There are two types of stators according to the number of slots for winding turns:

• With 18 grooves;
• With 36 grooves.

Today, the 36-groove design is most commonly used because it provides the best electrical performance. Generators with stators with 18 slots can be found today on some early domestic cars.

There are three types of stators according to the shape of the grooves:

• With open grooves - grooves of rectangular cross-section, in them additional fixation of winding turns is required;
• With semi-closed (wedge-shaped) grooves - the grooves are narrowed to the top, so the winding turns are fixed by inserting insulating wedges or sleeves (PVC tubes);
• With semi-closed slots for windings with single coils - the slots have a complex cross-section for laying one or two turns of large diameter wire or a wide strip of wire.

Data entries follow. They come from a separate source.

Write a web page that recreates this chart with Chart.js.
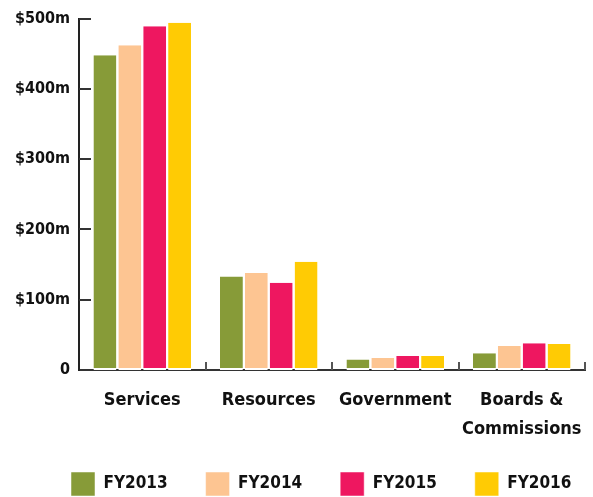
<!DOCTYPE html>
<html>
<head>
<meta charset="utf-8">
<script src="https://cdn.jsdelivr.net/npm/chart.js@4/dist/chart.umd.min.js"></script>
<style>
  html, body { margin: 0; padding: 0; background: #fff; overflow: hidden; }
  #wrap { position: relative; width: 593px; height: 512px; }
</style>
</head>
<body>
<div id="wrap"><canvas id="chart"></canvas></div>
<script>
// categorias y series
const categories = ['Services', 'Resources', 'Government', ['Boards &', 'Commissions']];
const years = ['FY2013', 'FY2014', 'FY2015', 'FY2016'];
const fy2013 = [448, 133, 15, 24];
const fy2014 = [462, 138, 17, 34];
const fy2015 = [489, 124, 20, 38];
const fy2016 = [494, 154, 20, 37];
const yTicks = [0, 100, 200, 300, 400, 500];
const colors = ['#879b38', '#fdc592', '#ee1760', '#ffcb04'];

const DOLLAR = String.fromCharCode(36);
const labelFont = "'DejaVu Sans Condensed', 'DejaVu Sans', sans-serif";

// marcas de los ejes hacia dentro
const innerTicks = {
    id: 'innerTicks',
    afterDatasetsDraw(chart) {
        const ctx = chart.ctx;
        const x = chart.scales.x;
        const y = chart.scales.y;
        ctx.save();
        ctx.strokeStyle = '#333';
        ctx.lineWidth = 2;
        yTicks.forEach(v => {
            if (v === 0) return;
            const py = Math.round(y.getPixelForValue(v));
            ctx.beginPath();
            ctx.moveTo(x.left, py);
            ctx.lineTo(x.left + 12, py);
            ctx.stroke();
        });
        ctx.strokeStyle = '#555';
        const half = (x.getPixelForValue(1) - x.getPixelForValue(0)) / 2;
        categories.forEach((c, i) => {
            const px = Math.round(x.getPixelForValue(i) + half);
            ctx.beginPath();
            ctx.moveTo(px, y.bottom);
            ctx.lineTo(px, y.bottom - 8);
            ctx.stroke();
        });
        ctx.restore();
    }
};

// mover la leyenda: empieza bajo el eje y, un poco mas arriba
const moveLegend = {
    id: 'moveLegend',
    afterLayout(chart) {
        const lg = chart.legend;
        const pad = lg.options.labels.padding;
        const startX = (lg.left + pad + lg.right - lg.lineWidths[0]) / 2;
        const dx = 71 - startX;
        lg.left += dx;
        lg.right += dx;
        lg.top -= 6;
        lg.bottom -= 6;
    }
};

const ctx = document.getElementById('chart').getContext('2d');
const chart = new Chart(ctx, {
    type: 'bar',
    data: {
        labels: categories,
        datasets: years.map((y, i) => ({
            label: y,
            data: [fy2013, fy2014, fy2015, fy2016][i],
            backgroundColor: colors[i],
            borderColor: '#fff',
            borderWidth: { top: 0, left: 0, right: 0, bottom: 2 },
            borderSkipped: false
        }))
    },
    options: {
        responsive: true,
        maintainAspectRatio: false,
        animation: false,
        datasets: { bar: { barPercentage: 0.92, categoryPercentage: 0.787 } },
        layout: { padding: { left: 0, right: 8, top: 14, bottom: 0 } },
        plugins: {
            legend: {
                position: 'bottom',
                labels: {
                    boxWidth: 24,
                    boxHeight: 24,
                    padding: 38,
                    color: '#111',
                    font: { family: labelFont, size: 17, weight: 'bold' }
                }
            },
            tooltip: { enabled: false }
        },
        scales: {
            x: {
                grid: { display: false },
                border: { display: true, color: '#333', width: 2 },
                ticks: {
                    padding: 8,
                    color: '#111',
                    maxRotation: 0,
                    autoSkip: false,
                    font: { family: labelFont, size: 18, weight: 'bold', lineHeight: 1.6 }
                },
                afterFit(scale) { scale.height = 70; }
            },
            y: {
                min: 0,
                max: 500,
                grid: { display: false, drawTicks: false },
                border: { display: true, color: '#222', width: 2 },
                ticks: {
                    stepSize: 100,
                    padding: 9,
                    color: '#111',
                    font: { family: labelFont, size: 16, weight: 'bold' },
                    callback: v => v === 0 ? '0' : DOLLAR + v + 'm'
                },
                afterFit(scale) { scale.width = 79; }
            }
        }
    },
    plugins: [innerTicks, moveLegend]
});
</script>
</body>
</html>
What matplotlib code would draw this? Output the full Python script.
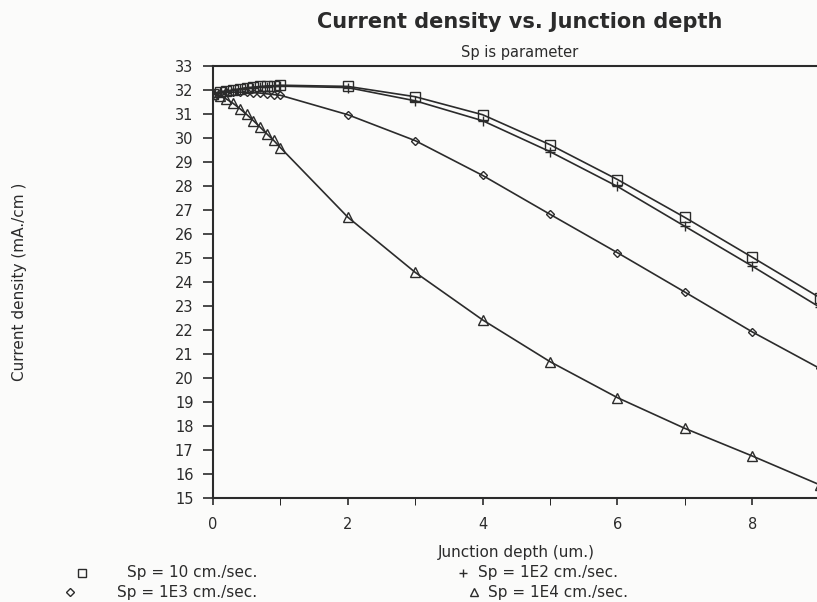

There are three types of stators according to the winding layout:

• With loop (loop distributed) scheme - the wire of each winding is stacked in the grooves of the core in loops (usually one winding is stacked with a step in two grooves, in these grooves are stacked turns of the second and third windings - so the windings acquire the shift necessary for the generation of three-phase alternating current);
• With a wave concentrated circuit - the wire of each winding is laid in the grooves in waves, bypassing them from one side or the other, and in each groove lies two turns of one winding, directed in one direction;
• With wave distributed scheme - the wire is also laid in waves, but the turns of one winding in the slots are directed in different directions.

With any type of stacking, each winding has six turns distributed over the core.

As far as characteristics are concerned, for stators, the rated voltage, power, and rated current in the windings are of greatest importance. Stators (and generators) are divided into two groups according to their rated voltage:

• With 14 V winding voltage - for vehicles with 12 V on-board voltage;
• With 28 V winding voltage - for vehicles with 24 V on-board voltage.

The generator produces a higher voltage, as there is an inevitable voltage drop in the rectifier and stabilizer, and the input to the on-board power supply is already a normal voltage of 12 or 24 V.

Most generators for cars, tractors, buses, and other equipment have a rated current from 20 to 60 A, for cars 30-35 A is enough, for trucks - 50-60 A, for heavy equipment generators with current up to 150 and more A are produced. At the same time, the power of generators ranges from 400 to 2500 watts.

Principle of Operation of the Generator Stator

The operation of the stator and the entire generator is based on the phenomenon of electromagnetic induction - the generation of current in a conductor that moves in a magnetic field or rests in an alternating magnetic field. Automotive generators use the second principle - the conductor in which the current occurs is at rest, while the magnetic field is constantly changing (rotating).

When the engine is started, the alternator rotor starts to rotate and at the same time the battery voltage is supplied to the alternator excitation winding. The rotor has a multipole steel core which becomes an electromagnet when current is applied to the winding, accordingly, the rotating rotor creates an alternating magnetic field. The force lines of this field intersect the stator around the rotor. The stator core distributes the magnetic field in a certain way, its lines of force cross the turns of the working windings - in them, due to electromagnetic induction, current is generated, which is removed from the winding terminals, fed to the rectifier, stabilizer, and on-board network.

When the engine speed increases, part of the current from the stator operating winding is fed to the rotor excitation winding - so the generator enters the self-excitation mode and no longer needs an external current source.

During operation, the generator stator is subjected to heat and electrical stresses, and is also subjected to negative environmental influences. This over time can lead to deterioration of the insulation between the windings and electrical breakdown. In this case, the stator needs to be repaired or completely replaced. With regular maintenance and timely replacement of the stator, the generator will serve reliably, consistently providing the vehicle with electrical power.